A animação é ao som de sanfona, zabumba e triângulo e muita gritaria dos participantes, que carregam velas à base de cera de abelha serpenteadas em hastes de bambu de aproximadamente 70 centímetros. O percurso é definido por luminárias de buriti. As chamas partem de pequenas bases feitas em cascas de laranjas e são mantidas com a utilização de azeite de mamona. Um grupo de sússia – dança folclórica de origem africana – antecede a procissão com animação e sensualidade dos integrantes.

A animação não termina com a procissão. Ao término dela, o Capitão oferece uma festa para a cidade inteira e vizinhanças: regada a muito licor, paçoca de carne, bolos trovão, amor-perfeito e outras iguarias.

Festa do Imperador

De caráter mais formal, a Festa do Imperador deste ano iniciou-se por volta das 8h30, do último domingo, 8, com a coroação do Festeiro eleito ano passado, Artur Ribeiro Rodrigues. Coroação efetivada, Imperador e família real são conduzidos num cortejo, guiado por jovens carregando os sete dons do Espírito Santo, crianças vestidas de anjos e outros personagens, além de dezenas de fiéis.

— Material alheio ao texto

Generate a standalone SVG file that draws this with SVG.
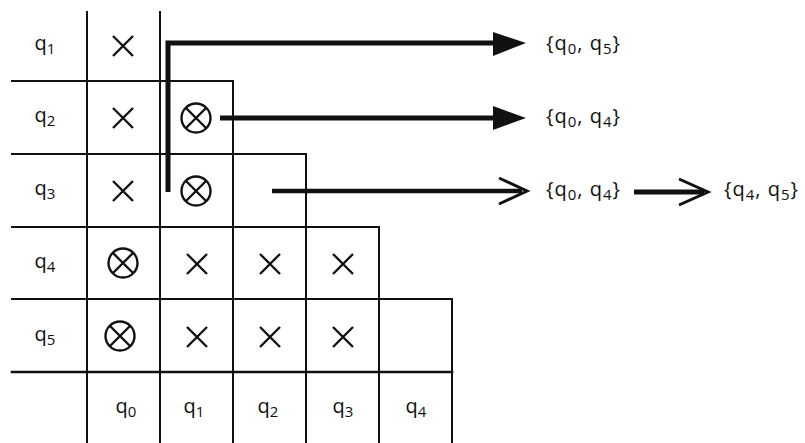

A procissão segue até a Igreja do Espírito Santo, onde foi celebrada missa solene do Imperador, pelo bispo Dom Romualdo. Após a celebração houve o sorteio que definiu os festeiros para a Festa do próximo ano. Os sorteados foram Renê Pereira Pinto, para Imperador do Divino, e Douglas Tavares Pinto, para Capitão do Mastro. Após a missa, todos se dirigiram à casa do imperador, onde um farto almoço, acompanhado de bolos, doces e licores – preparados com os donativos arrecadados na comunidade e durante os Giros feitos pelos Foliões do Divino – foi servido.